----- MATERIAL FOR THIS EXERCISE

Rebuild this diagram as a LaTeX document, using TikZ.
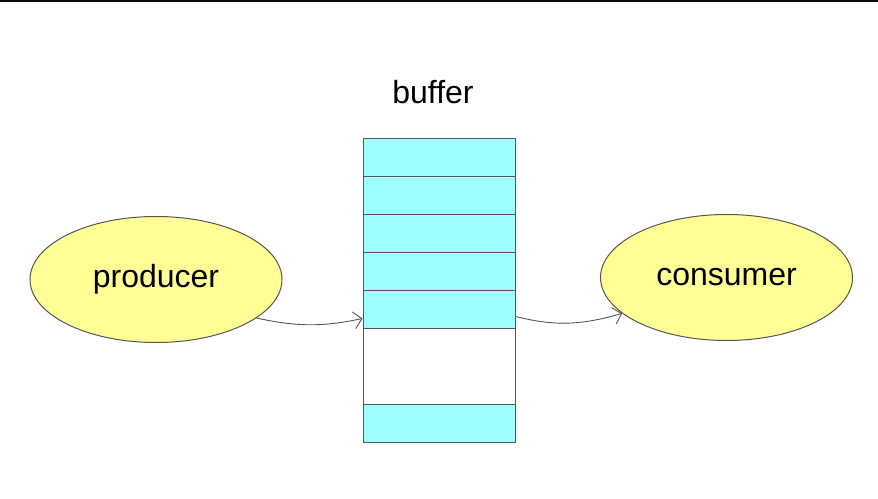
\documentclass[tikz,border=0pt]{standalone}
\usepackage{fontspec}
\setmainfont{Liberation Sans}
\usepackage{tikz}
\usetikzlibrary{shapes.geometric,positioning,calc}
\usetikzlibrary{arrows.meta}

\definecolor{cellcyan}{RGB}{160,255,255}
\definecolor{procyellow}{RGB}{255,255,150}
\definecolor{edgegray}{RGB}{85,85,85}

\tikzset{
	proc/.style={ellipse, draw=edgegray, fill=procyellow, line width=1pt, minimum width=252pt, minimum height=126pt, inner sep=0pt},
	slot/.style={rectangle, draw=edgegray, line width=1pt, minimum width=152pt, minimum height=38pt, inner sep=0pt},
	flow/.style={draw=edgegray, line width=0.9pt, -{Straight Barb[length=8pt,width=17pt]}}
}

\begin{document}
\begin{tikzpicture}[x=1pt,y=1pt,font=\fontsize{32}{38}\selectfont]
	\useasboundingbox (0,0) rectangle (878,498);
	\fill[black!95] (0,495.5) rectangle (878,498);
	% the two processes
	\node[proc] (producer) at (156,218.5) {producer};
	\node[proc] (consumer) at (726.5,220.5) {consumer};
	% the buffer, filled slots and an empty gap
	\foreach \i/\y in {1/340,2/302,3/264,4/226,5/188}
		\node[slot, fill=cellcyan] (slot\i) at (439,\y) {};
	\node[slot, fill=white, minimum height=76pt] (gap) at (439,131) {};
	\node[slot, fill=cellcyan] (slot8) at (439,74) {};
	\node (buf) at (433,406) {buffer};
	\coordinate (inlet) at ($(slot5.south west)+(0,11)$);
	\coordinate (outlet) at ($(slot5.south east)+(0,13)$);
	\path
	(producer.-21) edge [flow, out=-12, in=192] (inlet)
	(outlet) edge [flow, out=-14, in=196] (consumer.-161)
	;
\end{tikzpicture}
\end{document}
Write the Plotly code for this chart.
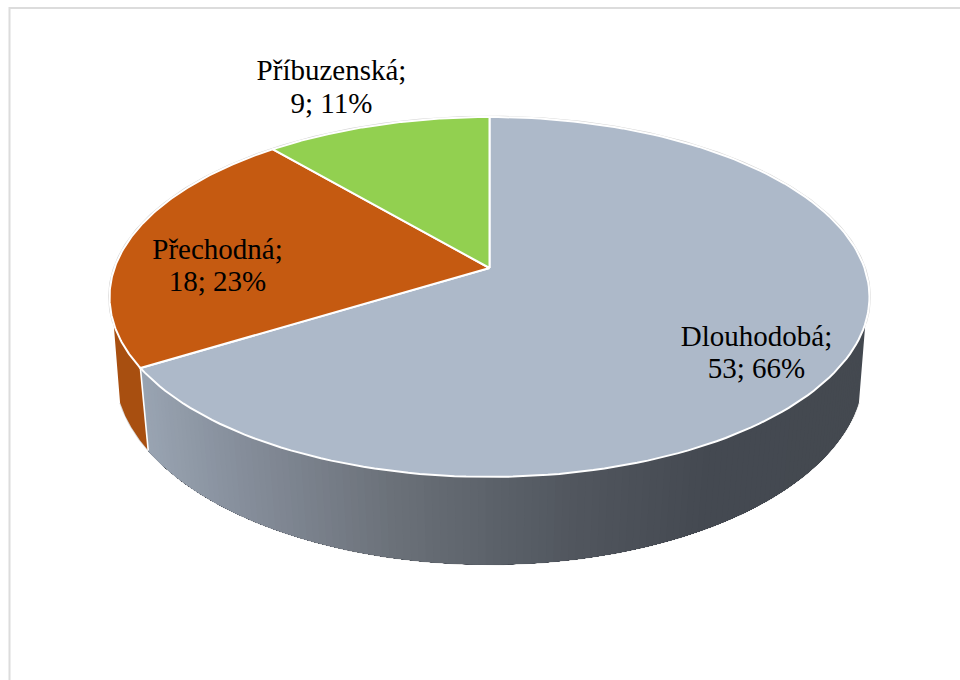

----------

• _WHAT IS ASKED_:
Repeat each entry exactly as it appears; skip any picture.

• _PROBLEM SOLUTION_:
Rebuild this diagram as a LaTeX document, using TikZ.
\documentclass[tikz,border=0pt]{standalone}
\usepackage{fontspec}
\setmainfont{Liberation Sans}
\usepackage{tikz}
\usetikzlibrary{shapes.geometric,positioning,calc}
\usetikzlibrary{arrows.meta}

\definecolor{cellcyan}{RGB}{160,255,255}
\definecolor{procyellow}{RGB}{255,255,150}
\definecolor{edgegray}{RGB}{85,85,85}

\tikzset{
	proc/.style={ellipse, draw=edgegray, fill=procyellow, line width=1pt, minimum width=252pt, minimum height=126pt, inner sep=0pt},
	slot/.style={rectangle, draw=edgegray, line width=1pt, minimum width=152pt, minimum height=38pt, inner sep=0pt},
	flow/.style={draw=edgegray, line width=0.9pt, -{Straight Barb[length=8pt,width=17pt]}}
}

\begin{document}
\begin{tikzpicture}[x=1pt,y=1pt,font=\fontsize{32}{38}\selectfont]
	\useasboundingbox (0,0) rectangle (878,498);
	\fill[black!95] (0,495.5) rectangle (878,498);
	% the two processes
	\node[proc] (producer) at (156,218.5) {producer};
	\node[proc] (consumer) at (726.5,220.5) {consumer};
	% the buffer, filled slots and an empty gap
	\foreach \i/\y in {1/340,2/302,3/264,4/226,5/188}
		\node[slot, fill=cellcyan] (slot\i) at (439,\y) {};
	\node[slot, fill=white, minimum height=76pt] (gap) at (439,131) {};
	\node[slot, fill=cellcyan] (slot8) at (439,74) {};
	\node (buf) at (433,406) {buffer};
	\coordinate (inlet) at ($(slot5.south west)+(0,11)$);
	\coordinate (outlet) at ($(slot5.south east)+(0,13)$);
	\path
	(producer.-21) edge [flow, out=-12, in=192] (inlet)
	(outlet) edge [flow, out=-14, in=196] (consumer.-161)
	;
\end{tikzpicture}
\end{document}
Write the Plotly code for this chart.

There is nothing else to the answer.